Weiterer "Diamond Princess"-Passagier tot
In Japan starb ein weiterer Passagier an Bord des Kreuzfahrtschiffes "Diamond Princess". Medienberichten zufolge war die betroffene Person in ihren 80ern in ein Krankenhaus gebracht worden, wo sie starb. Es ist der vierte Todesfall unter den Passagieren des Schiffes. Insgesamt hatten sich mehr als 690 Passagiere und Crewmitglieder mit dem Virus infiziert, darunter auch ein deutsches Ehepaar.

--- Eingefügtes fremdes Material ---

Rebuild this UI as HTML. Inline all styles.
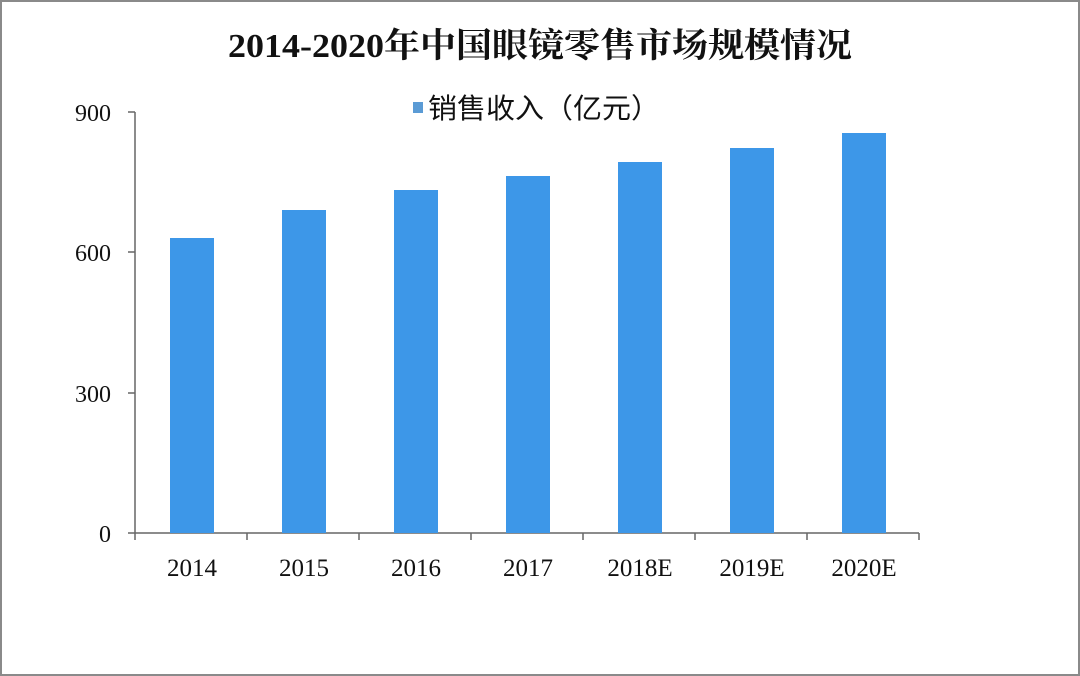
<!DOCTYPE html>
<html><head><meta charset="utf-8"><style>
html,body{margin:0;padding:0;background:#fff}
svg{display:block}
text{font-family:"Liberation Serif","Noto Serif CJK SC",serif;fill:#111}
</style></head><body>
<svg width="1080" height="676" viewBox="0 0 1080 676" xmlns="http://www.w3.org/2000/svg">
<rect x="0" y="0" width="1080" height="676" fill="#fff"/>
<rect x="1" y="1" width="1078" height="674" fill="none" stroke="#8a8a8a" stroke-width="2"/>
<text x="228" y="57" font-size="34" textLength="624" lengthAdjust="spacingAndGlyphs" font-weight="bold" style="font-family:'Liberation Serif','Noto Serif CJK SC',serif">2014-2020年中国眼镜零售市场规模情况</text>
<rect x="413" y="102" width="10" height="11" fill="#5b9bd5"/>
<text x="428" y="118" font-size="28" textLength="232" lengthAdjust="spacingAndGlyphs" style="font-family:'Liberation Sans','Noto Sans CJK SC',sans-serif">销售收入（亿元）</text>
<g stroke="#666" stroke-width="1.5" fill="none">
<line x1="135" y1="112" x2="135" y2="533"/>
<line x1="128" y1="112" x2="135" y2="112"/>
<line x1="128" y1="252" x2="135" y2="252"/>
<line x1="128" y1="393" x2="135" y2="393"/>
<line x1="128" y1="533" x2="919" y2="533"/>
<line x1="135" y1="533" x2="135" y2="540"/><line x1="247" y1="533" x2="247" y2="540"/><line x1="359" y1="533" x2="359" y2="540"/><line x1="471" y1="533" x2="471" y2="540"/><line x1="583" y1="533" x2="583" y2="540"/><line x1="695" y1="533" x2="695" y2="540"/><line x1="807" y1="533" x2="807" y2="540"/><line x1="919" y1="533" x2="919" y2="540"/>
</g>
<g font-size="24" text-anchor="end">
<text x="111" y="121">900</text><text x="111" y="261">600</text><text x="111" y="402">300</text><text x="111" y="542">0</text>
</g>
<g fill="#3d97e8">
<rect x="170" y="238" width="44" height="295"/>
<rect x="282" y="210" width="44" height="323"/>
<rect x="394" y="190" width="44" height="343"/>
<rect x="506" y="176" width="44" height="357"/>
<rect x="618" y="162" width="44" height="371"/>
<rect x="730" y="148" width="44" height="385"/>
<rect x="842" y="133" width="44" height="400"/>
</g>
<g font-size="25" text-anchor="middle">
<text x="192" y="576">2014</text><text x="304" y="576">2015</text><text x="416" y="576">2016</text><text x="528" y="576">2017</text><text x="640" y="576">2018E</text><text x="752" y="576">2019E</text><text x="864" y="576">2020E</text>
</g>
</svg>
</body></html>
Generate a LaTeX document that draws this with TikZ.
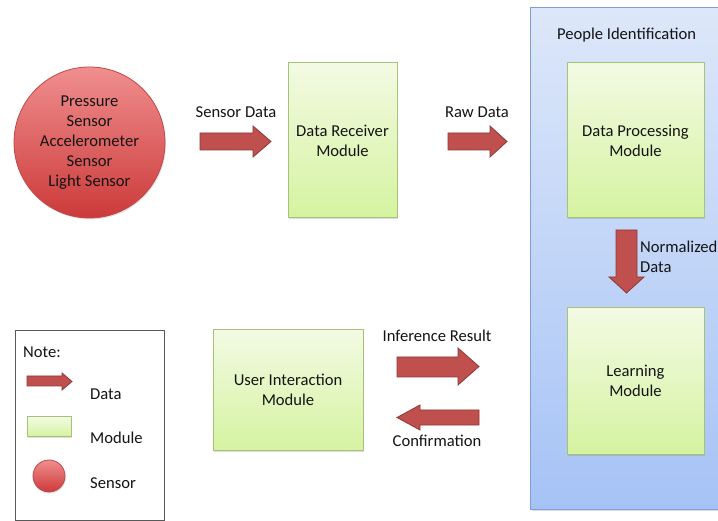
\documentclass[tikz,border=0pt]{standalone}
\usepackage{fontspec}
\setmainfont{Carlito}
\usetikzlibrary{shadows}
\definecolor{modtop}{HTML}{F3FAE3}
\definecolor{modbot}{HTML}{D5F3A0}
\definecolor{modline}{HTML}{A6C27A}
\definecolor{sentop}{HTML}{F08E8E}
\definecolor{senbot}{HTML}{CC3A3A}
\definecolor{senline}{HTML}{C04848}
\definecolor{arrfill}{HTML}{C0504D}
\definecolor{arrline}{HTML}{8C3836}
\definecolor{pitop}{HTML}{DDE7F9}
\definecolor{pibot}{HTML}{A6C3F6}
\definecolor{piline}{HTML}{7F9FD4}
\definecolor{txtcol}{HTML}{141414}
\tikzset{
  txt/.style={font=\fontsize{16.6}{20}\selectfont, text=txtcol, inner sep=0pt, align=center},
  module/.style={rectangle, draw=modline, line width=1pt, top color=modtop, bottom color=modbot,
    drop shadow={opacity=0.25, shadow xshift=1pt, shadow yshift=-1.5pt}, txt},
  sensor/.style={circle, draw=senline, line width=0.8pt, top color=sentop, bottom color=senbot,
    drop shadow={opacity=0.2, shadow xshift=1pt, shadow yshift=-1.5pt}, txt},
  blockarrow/.style={fill=arrfill, draw=arrline, line width=0.8pt, line join=miter},
  group/.style={rectangle, draw=piline, line width=1pt, top color=pitop, bottom color=pibot,
    drop shadow={opacity=0.25, shadow xshift=1pt, shadow yshift=-1.5pt}},
  notebox/.style={rectangle, draw=black!65, line width=1.2pt, fill=white}
}
\begin{document}
\begin{tikzpicture}[x=1pt, y=-1pt]
\useasboundingbox (0,0) rectangle (718,521);
\fill[white] (0,0) rectangle (718,521);

% group box
\node[group, anchor=north west, minimum width=200pt, minimum height=502pt] (pi) at (530,7) {};
\node[txt] (pititle) at (626.5,35) {People Identification};

% sensor
\node[sensor, minimum size=151pt] (sensor) at (89.5,142.5)
  {Pressure\\Sensor\\Accelerometer\\Sensor\\Light Sensor};

% modules
\node[module, minimum width=109pt, minimum height=155pt] (recv) at (342.5,140.5) {Data Receiver\\Module};
\node[module, minimum width=137pt, minimum height=155pt] (proc) at (635.5,140.5) {Data Processing\\Module};
\node[module, minimum width=137pt, minimum height=146pt] (learn) at (635.5,381) {Learning\\Module};
\node[module, minimum width=150pt, minimum height=120pt] (ui) at (288,390) {User Interaction\\Module};

% arrows
\draw[blockarrow] (200,133)--(253,133)--(253,126)--(271,141.5)--(253,157)--(253,150)--(200,150)--cycle;
\node[txt] (lsd) at (236,112) {Sensor Data};
\draw[blockarrow] (448,133)--(490,133)--(490,126)--(507,141.5)--(490,157)--(490,150)--(448,150)--cycle;
\node[txt] (lrd) at (477,112) {Raw Data};
\draw[blockarrow] (616,230)--(637,230)--(637,277)--(644,277)--(626.5,293)--(609,277)--(616,277)--cycle;
\node[txt, anchor=west, align=left] (lnd) at (640,257) {Normalized\\Data};
\draw[blockarrow] (397,357)--(458,357)--(458,348)--(479,366.5)--(458,385)--(458,377)--(397,377)--cycle;
\node[txt] (lir) at (437,336) {Inference Result};
\draw[blockarrow] (479,410)--(420,410)--(420,405)--(397,417.5)--(420,430)--(420,425)--(479,425)--cycle;
\node[txt] (lcf) at (437,441) {Confirmation};

% legend
\node[notebox, anchor=north west, minimum width=149.5pt, minimum height=190pt] (note) at (14.5,330) {};
\node[txt, anchor=west] (nt) at (23,352) {Note:};
\draw[blockarrow] (27,376)--(62,376)--(62,373)--(72,381.5)--(62,390)--(62,386)--(27,386)--cycle;
\node[txt, anchor=west] (ld) at (90,394) {Data};
\node[module, minimum width=44pt, minimum height=19pt] (lm) at (49,426.5) {};
\node[txt, anchor=west] (lmt) at (90,438) {Module};
\node[sensor, minimum size=32pt] (ls) at (49,476) {};
\node[txt, anchor=west] (lst) at (90,483) {Sensor};
\end{tikzpicture}
\end{document}
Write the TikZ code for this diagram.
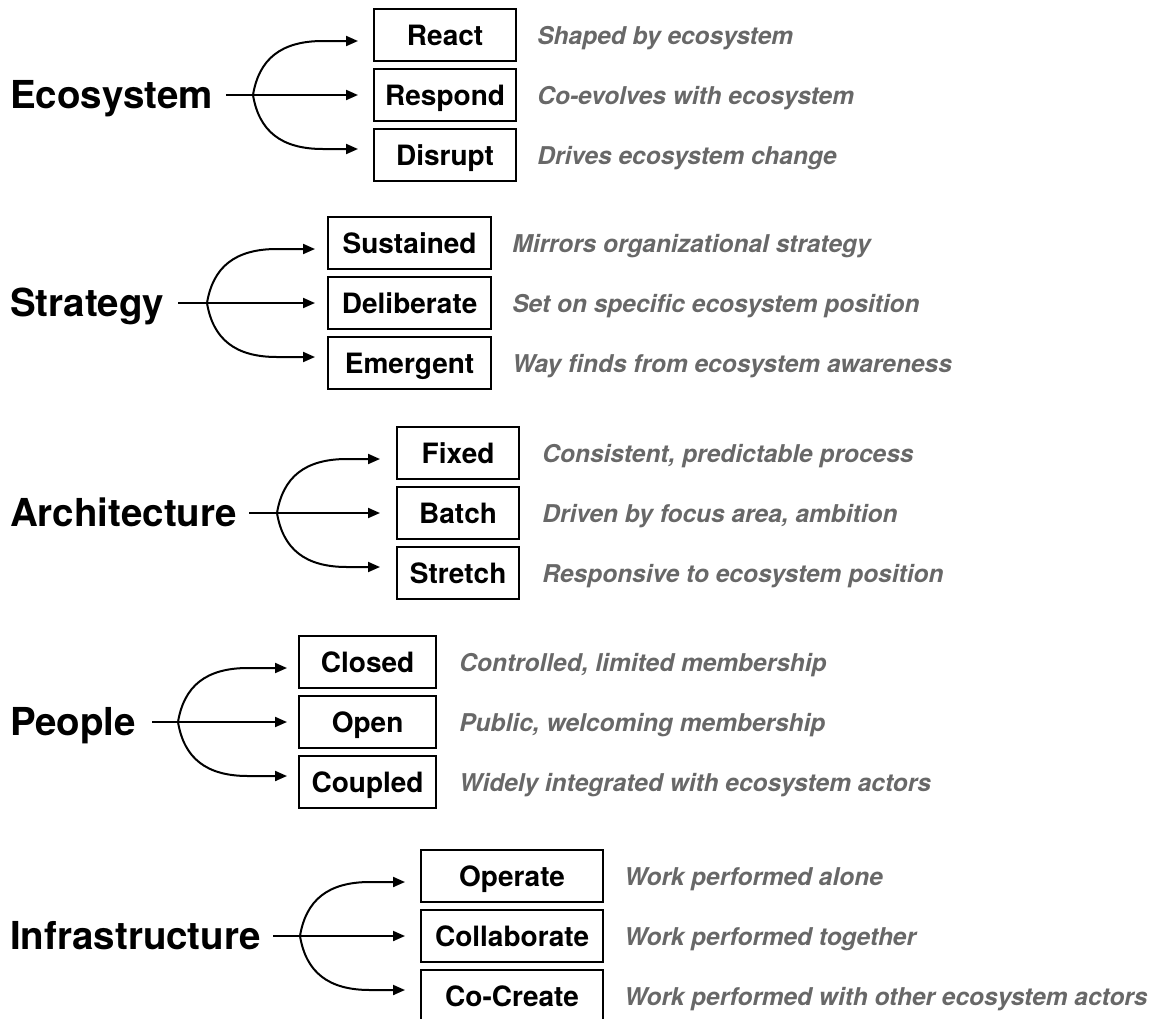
\documentclass[tikz,border=0pt]{standalone}
\usepackage{fontspec}
\setmainfont{TeX Gyre Heros}
\usetikzlibrary{arrows.meta,calc}
\definecolor{descgray}{RGB}{104,104,104}
\tikzset{
  root/.style={anchor=west, inner sep=0pt, text height=27.7pt, text depth=0pt,
    font=\fontsize{38.5}{40}\selectfont\bfseries},
  choice/.style={draw, line width=2.2pt, minimum height=52pt, inner sep=0pt,
    text height=20.2pt, text depth=0pt, anchor=west,
    font=\fontsize{28}{30}\selectfont\bfseries},
  desc/.style={anchor=base west, inner sep=0pt, text=descgray,
    font=\fontsize{24.5}{26}\selectfont\bfseries\itshape},
  link/.style={line width=2pt, -{Triangle[length=12pt,width=10pt]}},
}
\begin{document}
\begin{tikzpicture}[x=1pt, y=-1pt]
\useasboundingbox (0,0) rectangle (1159,1018);

% ---- Ecosystem ----
\node[root] (eco) at (10,95) {Ecosystem};
\node[choice, minimum width=142pt] (react)   at (373,35)  {React};
\node[choice, minimum width=142pt] (respond) at (373,95)  {Respond};
\node[choice, minimum width=142pt] (disrupt) at (373,155) {Disrupt};
\node[desc] (reactD)   at ($(react.east)+(20,9)$)   {Shaped by ecosystem};
\node[desc] (respondD) at ($(respond.east)+(20,9)$) {Co-evolves with ecosystem};
\node[desc] (disruptD) at ($(disrupt.east)+(20,9)$) {Drives ecosystem change};
\coordinate (ecoB) at (253,95);
\draw[link] ($(eco.east)+(13,0)$) -- ($(respond.west)+(-15,0)$);
\draw[link] (ecoB) .. controls +(6,-36) and +(-42,0) .. ($(ecoB)+(70,-54)$) -- ($(react.west)+(-15,6)$);
\draw[link] (ecoB) .. controls +(6,36) and +(-42,0) .. ($(ecoB)+(70,54)$) -- ($(disrupt.west)+(-15,-6)$);

% ---- Strategy ----
\node[root] (str) at (10,303) {Strategy};
\node[choice, minimum width=163pt] (sustained)  at (327,243) {Sustained};
\node[choice, minimum width=163pt] (deliberate) at (327,303) {Deliberate};
\node[choice, minimum width=163pt] (emergent)   at (327,363) {Emergent};
\node[desc] (sustainedD)  at ($(sustained.east)+(20,9)$)  {Mirrors organizational strategy};
\node[desc] (deliberateD) at ($(deliberate.east)+(20,9)$) {Set on specific ecosystem position};
\node[desc] (emergentD)   at ($(emergent.east)+(20,9)$)   {Way finds from ecosystem awareness};
\coordinate (strB) at (207,303);
\draw[link] ($(str.east)+(14,0)$) -- ($(deliberate.west)+(-12,0)$);
\draw[link] (strB) .. controls +(6,-36) and +(-42,0) .. ($(strB)+(70,-54)$) -- ($(sustained.west)+(-12,6)$);
\draw[link] (strB) .. controls +(6,36) and +(-42,0) .. ($(strB)+(70,54)$) -- ($(emergent.west)+(-12,-6)$);

% ---- Architecture ----
\node[root] (arch) at (10,513) {Architecture};
\node[choice, minimum width=122pt] (fixed)   at (396,453) {Fixed};
\node[choice, minimum width=122pt] (batch)   at (396,513) {Batch};
\node[choice, minimum width=122pt] (stretch) at (396,573) {Stretch};
\node[desc] (fixedD)   at ($(fixed.east)+(22,9)$)   {Consistent, predictable process};
\node[desc] (batchD)   at ($(batch.east)+(22,9)$)   {Driven by focus area, ambition};
\node[desc] (stretchD) at ($(stretch.east)+(22,9)$) {Responsive to ecosystem position};
\coordinate (archB) at (277,513);
\draw[link] ($(arch.east)+(12,0)$) -- ($(batch.west)+(-16,0)$);
\draw[link] (archB) .. controls +(6,-36) and +(-42,0) .. ($(archB)+(70,-54)$) -- ($(fixed.west)+(-16,6)$);
\draw[link] (archB) .. controls +(6,36) and +(-42,0) .. ($(archB)+(70,54)$) -- ($(stretch.west)+(-16,-6)$);

% ---- People ----
\node[root] (ppl) at (10,722) {People};
\node[choice, minimum width=137pt] (closed)  at (298,662) {Closed};
\node[choice, minimum width=137pt] (open)    at (298,722) {Open};
\node[choice, minimum width=137pt] (coupled) at (298,782) {Coupled};
\node[desc] (closedD)  at ($(closed.east)+(22,9)$)  {Controlled, limited membership};
\node[desc] (openD)    at ($(open.east)+(22,9)$)    {Public, welcoming membership};
\node[desc] (coupledD) at ($(coupled.east)+(22,9)$) {Widely integrated with ecosystem actors};
\coordinate (pplB) at (178,722);
\draw[link] ($(ppl.east)+(16,0)$) -- ($(open.west)+(-11,0)$);
\draw[link] (pplB) .. controls +(6,-36) and +(-42,0) .. ($(pplB)+(70,-54)$) -- ($(closed.west)+(-11,6)$);
\draw[link] (pplB) .. controls +(6,36) and +(-42,0) .. ($(pplB)+(70,54)$) -- ($(coupled.west)+(-11,-6)$);

% ---- Infrastructure ----
\node[root] (infra) at (10,936) {Infrastructure};
\node[choice, minimum width=182pt] (operate)     at (420,876) {Operate};
\node[choice, minimum width=182pt] (collaborate) at (420,936) {Collaborate};
\node[choice, minimum width=182pt] (cocreate)    at (420,996) {Co-Create};
\node[desc] (operateD)     at ($(operate.east)+(20,9)$)     {Work performed alone};
\node[desc] (collaborateD) at ($(collaborate.east)+(20,9)$) {Work performed together};
\node[desc] (cocreateD)    at ($(cocreate.east)+(20,9)$)    {Work performed with other ecosystem actors};
\coordinate (infraB) at (300,936);
\draw[link] ($(infra.east)+(12,0)$) -- ($(collaborate.west)+(-15,0)$);
\draw[link] (infraB) .. controls +(6,-36) and +(-42,0) .. ($(infraB)+(70,-54)$) -- ($(operate.west)+(-15,6)$);
\draw[link] (infraB) .. controls +(6,36) and +(-42,0) .. ($(infraB)+(70,54)$) -- ($(cocreate.west)+(-15,-6)$);
\end{tikzpicture}
\end{document}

Auch im Iran erhöhte sich die offizielle Zahl der durch das Virus Getöteten auf 14: Die Behörden der Islamischen Republik meldeten, dass zwei an Corona erkrankte Menschen gestorben sind.
Südkorea, wo die Zahl der Infektionen zuletzt sprunghaft gestiegen war, erwägt eine Reduzierung gemeinsamer Militärmanöver mit den USA. Zur Abschreckung Nordkoreas sind dort mehr als 28.000 US-Soldaten stationiert. Der südkoreanische Verteidigungsminister Jeong Kyeong Doo sagte auf einer Pressekonferenz mit Pentagonchef Mark Esper in Washington, in den Streitkräften seines Landes seien bislang 13 Soldaten mit dem Coronavirus diagnostiziert worden. Er sprach von einer "ernsten Lage". Die südkoreanischen Gesundheitsbehörden meldeten im Verlauf des Montags 231 neue Fälle von Infektionen im ganzen Land - der bisher stärkste Anstieg an einem Tag.